> [Do this] Transcribe all of the material below word for word and leave out its pictures.
— Start Information given —
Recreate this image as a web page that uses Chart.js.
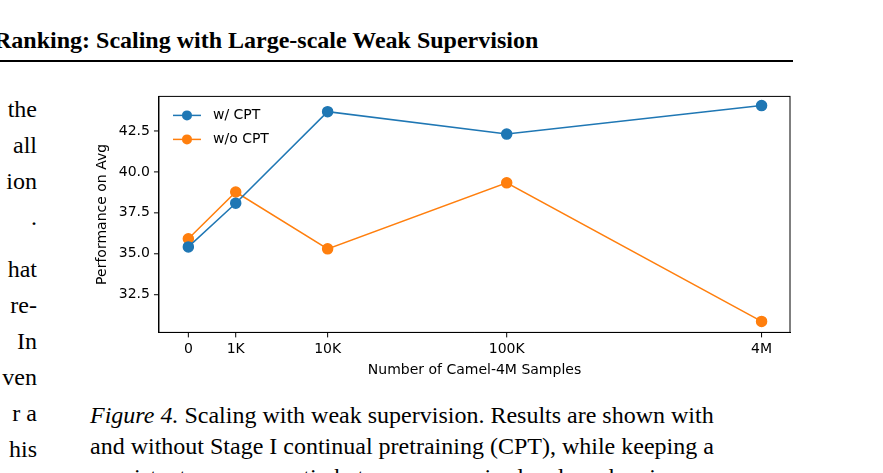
<!DOCTYPE html>
<html><head><meta charset="utf-8">
<script src="https://cdn.jsdelivr.net/npm/chart.js@4"></script>
<style>
body{margin:0;width:883px;height:473px;overflow:hidden;background:#fff;font-family:"Liberation Serif",serif;color:#000;position:relative}
.hdr{position:absolute;left:-6px;top:27px;font-weight:bold;font-size:24px;white-space:nowrap}
.rule{position:absolute;left:0;top:60px;width:793px;height:2px;background:#000}
.lc{position:absolute;right:846px;font-size:24px;white-space:nowrap;text-align:right}
.cap{position:absolute;left:90px;top:400px;font-size:24px;white-space:nowrap;line-height:31px}
#wrap{position:absolute;left:80px;top:84px;width:720px;height:299px}
</style></head><body>
<div class="hdr">Ranking: Scaling with Large-scale Weak Supervision</div>
<div class="rule"></div>
<div class="lc" style="top:96px">the</div>
<div class="lc" style="top:132px">all</div>
<div class="lc" style="top:168px">ion</div>
<div class="lc" style="top:204px">.</div>
<div class="lc" style="top:256px">hat</div>
<div class="lc" style="top:292px">re-</div>
<div class="lc" style="top:328px">In</div>
<div class="lc" style="top:364px">ven</div>
<div class="lc" style="top:400px">r a</div>
<div class="lc" style="top:436px">his</div>
<div class="cap"><i>Figure 4.</i> Scaling with weak supervision. Results are shown with<br>and without Stage I continual pretraining (CPT), while keeping a<br>consistent exposure ratio between supervised and weak pairs.</div>
<div id="wrap"><canvas id="c"></canvas></div>
<script>
const categories = ["0","1K","10K","100K","4M"];
const axisPos = [0, 1, 2.94, 6.72, 12.1];
const withCPT = [35.42, 38.09, 43.68, 42.31, 44.05];
const withoutCPT = [35.92, 38.77, 35.30, 39.33, 30.87];
const yTicks = [32.5, 35.0, 37.5, 40.0, 42.5];
const blue="#1f77b4", orange="#ff7f0e";
const mk=(arr)=>arr.map((v,i)=>({x:axisPos[i],y:v}));
Chart.defaults.font.family="DejaVu Sans";
Chart.defaults.color="#000";
new Chart(document.getElementById('c'),{type:'line',
data:{datasets:[
{label:'w/ CPT',data:mk(withCPT),borderColor:blue,backgroundColor:blue,borderWidth:1.5,pointRadius:5,pointHoverRadius:5,pointStyle:'circle'},
{label:'w/o CPT',data:mk(withoutCPT),borderColor:orange,backgroundColor:orange,borderWidth:1.5,pointRadius:5,pointHoverRadius:5,pointStyle:'circle'}]},
options:{responsive:true,maintainAspectRatio:false,animation:false,
layout:{padding:{right:10,left:10}},
plugins:{legend:{display:false},tooltip:{enabled:false}},
scales:{
x:{type:'linear',min:-0.62,max:12.7,
 afterBuildTicks:a=>{a.ticks=axisPos.map(v=>({value:v}));},
 ticks:{callback:(v)=>{const i=axisPos.indexOf(v);return i>=0?categories[i]:'';},font:{size:14},autoSkip:false,maxRotation:0,padding:4},
 grid:{display:false,tickLength:5},border:{color:'#000',width:1},
 title:{display:true,text:'Number of Camel-4M Samples',font:{size:14},padding:{top:0}}},
y:{min:30.2,max:44.61,
 afterBuildTicks:a=>{a.ticks=yTicks.map(v=>({value:v}));},
 ticks:{callback:v=>v.toFixed(1),font:{size:14},padding:4},
 grid:{display:false,tickLength:5},border:{color:'#000',width:1},
 title:{display:true,text:'Performance on Avg',font:{size:14},padding:{bottom:4}}}}},
plugins:[{id:'frame',afterDraw(ch){const a=ch.chartArea,g=ch.ctx;g.save();g.strokeStyle='#000';g.lineWidth=1;g.strokeRect(a.left,a.top,a.right-a.left,a.bottom-a.top);
g.beginPath();
ch.scales.x.ticks.forEach(t=>{const x=ch.scales.x.getPixelForValue(t.value);g.moveTo(x,a.bottom);g.lineTo(x,a.bottom+5);});
yTicks.forEach(v=>{const y=ch.scales.y.getPixelForValue(v);g.moveTo(a.left,y);g.lineTo(a.left-5,y);});
g.stroke();
g.font='14px DejaVu Sans';g.textBaseline='middle';
[['w/ CPT',blue],['w/o CPT',orange]].forEach((d,i)=>{const y=a.top+19+i*24,x=a.left+14;
g.strokeStyle=d[1];g.lineWidth=1.5;g.beginPath();g.moveTo(x,y);g.lineTo(x+28,y);g.stroke();
g.fillStyle=d[1];g.beginPath();g.arc(x+14,y,5,0,Math.PI*2);g.fill();g.fillStyle='#000';g.fillText(d[0],x+40,y);});
g.restore();}}]});
</script></body></html>
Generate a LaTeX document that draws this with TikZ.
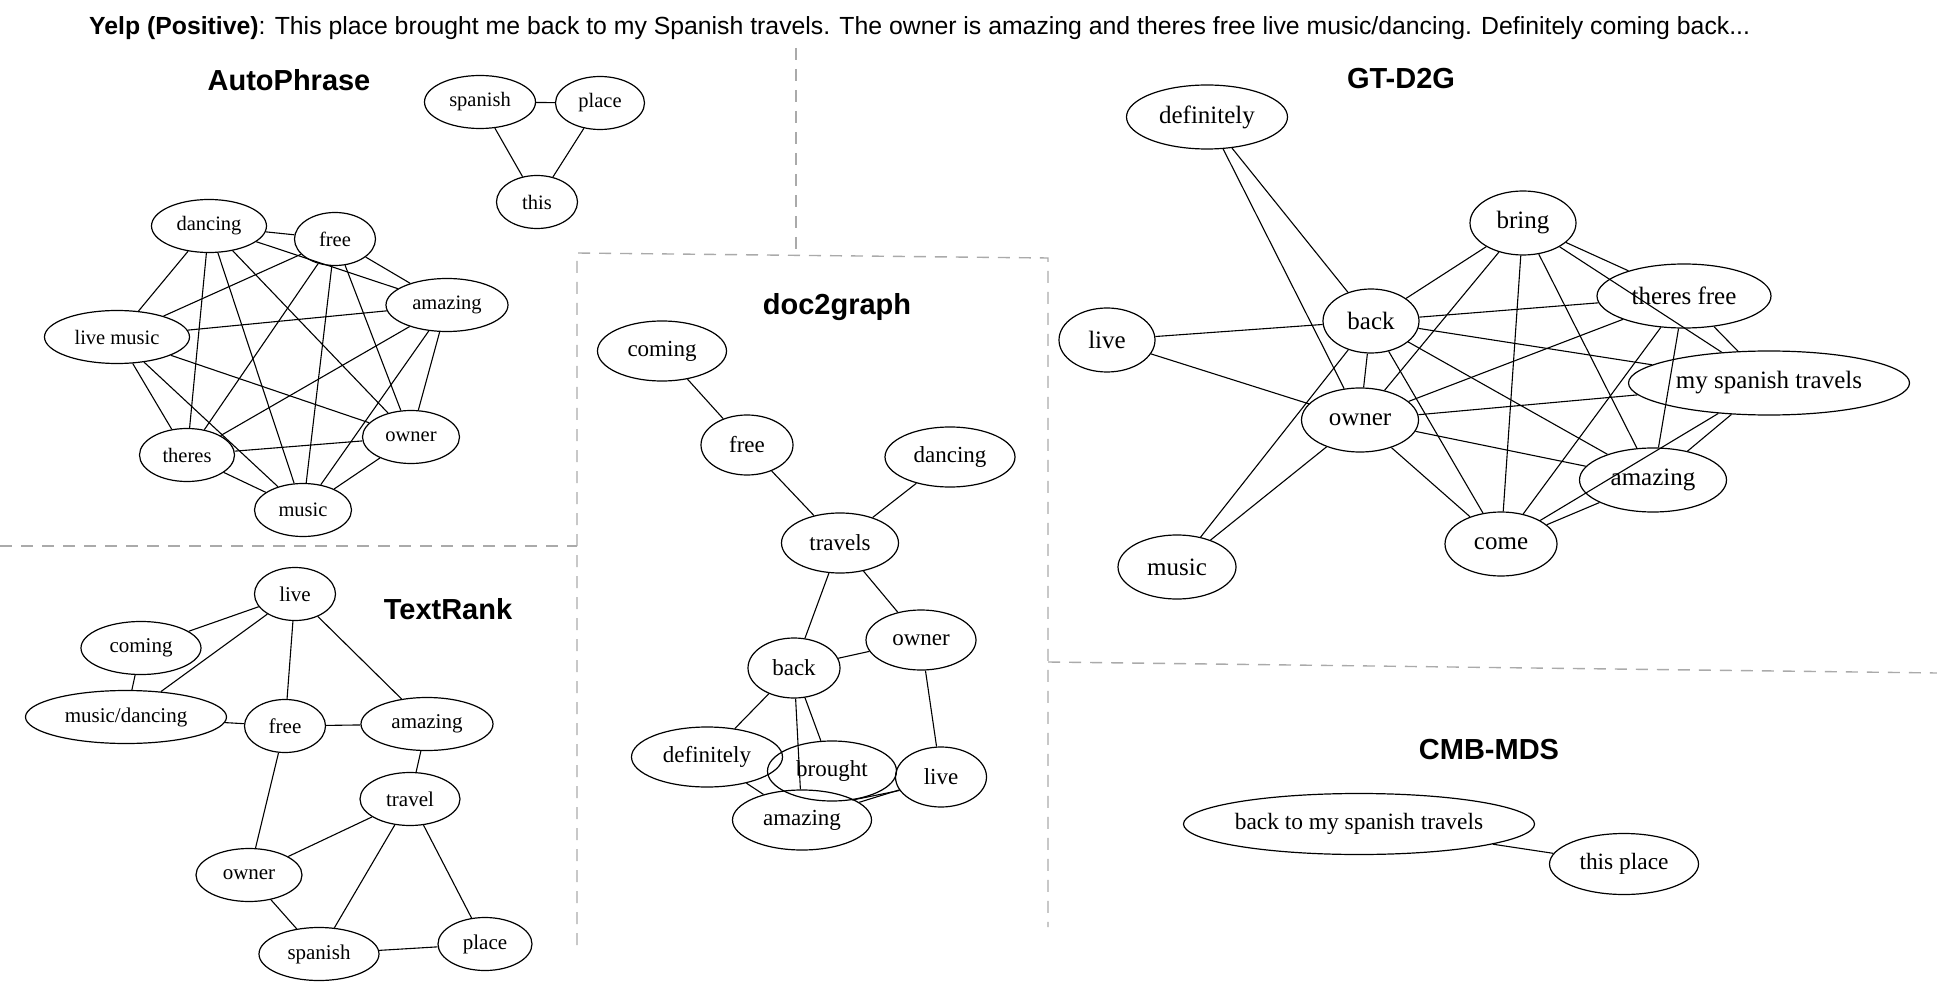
— End Information given —
> [Answer to the exercise]
Recreate this image as a web page that uses Chart.js.
<!DOCTYPE html>
<html><head><meta charset="utf-8">
<script src="https://cdn.jsdelivr.net/npm/chart.js@4"></script>
<style>
body{margin:0;width:883px;height:473px;overflow:hidden;background:#fff;font-family:"Liberation Serif",serif;color:#000;position:relative}
.hdr{position:absolute;left:-6px;top:27px;font-weight:bold;font-size:24px;white-space:nowrap}
.rule{position:absolute;left:0;top:60px;width:793px;height:2px;background:#000}
.lc{position:absolute;right:846px;font-size:24px;white-space:nowrap;text-align:right}
.cap{position:absolute;left:90px;top:400px;font-size:24px;white-space:nowrap;line-height:31px}
#wrap{position:absolute;left:80px;top:84px;width:720px;height:299px}
</style></head><body>
<div class="hdr">Ranking: Scaling with Large-scale Weak Supervision</div>
<div class="rule"></div>
<div class="lc" style="top:96px">the</div>
<div class="lc" style="top:132px">all</div>
<div class="lc" style="top:168px">ion</div>
<div class="lc" style="top:204px">.</div>
<div class="lc" style="top:256px">hat</div>
<div class="lc" style="top:292px">re-</div>
<div class="lc" style="top:328px">In</div>
<div class="lc" style="top:364px">ven</div>
<div class="lc" style="top:400px">r a</div>
<div class="lc" style="top:436px">his</div>
<div class="cap"><i>Figure 4.</i> Scaling with weak supervision. Results are shown with<br>and without Stage I continual pretraining (CPT), while keeping a<br>consistent exposure ratio between supervised and weak pairs.</div>
<div id="wrap"><canvas id="c"></canvas></div>
<script>
const categories = ["0","1K","10K","100K","4M"];
const axisPos = [0, 1, 2.94, 6.72, 12.1];
const withCPT = [35.42, 38.09, 43.68, 42.31, 44.05];
const withoutCPT = [35.92, 38.77, 35.30, 39.33, 30.87];
const yTicks = [32.5, 35.0, 37.5, 40.0, 42.5];
const blue="#1f77b4", orange="#ff7f0e";
const mk=(arr)=>arr.map((v,i)=>({x:axisPos[i],y:v}));
Chart.defaults.font.family="DejaVu Sans";
Chart.defaults.color="#000";
new Chart(document.getElementById('c'),{type:'line',
data:{datasets:[
{label:'w/ CPT',data:mk(withCPT),borderColor:blue,backgroundColor:blue,borderWidth:1.5,pointRadius:5,pointHoverRadius:5,pointStyle:'circle'},
{label:'w/o CPT',data:mk(withoutCPT),borderColor:orange,backgroundColor:orange,borderWidth:1.5,pointRadius:5,pointHoverRadius:5,pointStyle:'circle'}]},
options:{responsive:true,maintainAspectRatio:false,animation:false,
layout:{padding:{right:10,left:10}},
plugins:{legend:{display:false},tooltip:{enabled:false}},
scales:{
x:{type:'linear',min:-0.62,max:12.7,
 afterBuildTicks:a=>{a.ticks=axisPos.map(v=>({value:v}));},
 ticks:{callback:(v)=>{const i=axisPos.indexOf(v);return i>=0?categories[i]:'';},font:{size:14},autoSkip:false,maxRotation:0,padding:4},
 grid:{display:false,tickLength:5},border:{color:'#000',width:1},
 title:{display:true,text:'Number of Camel-4M Samples',font:{size:14},padding:{top:0}}},
y:{min:30.2,max:44.61,
 afterBuildTicks:a=>{a.ticks=yTicks.map(v=>({value:v}));},
 ticks:{callback:v=>v.toFixed(1),font:{size:14},padding:4},
 grid:{display:false,tickLength:5},border:{color:'#000',width:1},
 title:{display:true,text:'Performance on Avg',font:{size:14},padding:{bottom:4}}}}},
plugins:[{id:'frame',afterDraw(ch){const a=ch.chartArea,g=ch.ctx;g.save();g.strokeStyle='#000';g.lineWidth=1;g.strokeRect(a.left,a.top,a.right-a.left,a.bottom-a.top);
g.beginPath();
ch.scales.x.ticks.forEach(t=>{const x=ch.scales.x.getPixelForValue(t.value);g.moveTo(x,a.bottom);g.lineTo(x,a.bottom+5);});
yTicks.forEach(v=>{const y=ch.scales.y.getPixelForValue(v);g.moveTo(a.left,y);g.lineTo(a.left-5,y);});
g.stroke();
g.font='14px DejaVu Sans';g.textBaseline='middle';
[['w/ CPT',blue],['w/o CPT',orange]].forEach((d,i)=>{const y=a.top+19+i*24,x=a.left+14;
g.strokeStyle=d[1];g.lineWidth=1.5;g.beginPath();g.moveTo(x,y);g.lineTo(x+28,y);g.stroke();
g.fillStyle=d[1];g.beginPath();g.arc(x+14,y,5,0,Math.PI*2);g.fill();g.fillStyle='#000';g.fillText(d[0],x+40,y);});
g.restore();}}]});
</script></body></html>
Generate a LaTeX document that draws this with TikZ.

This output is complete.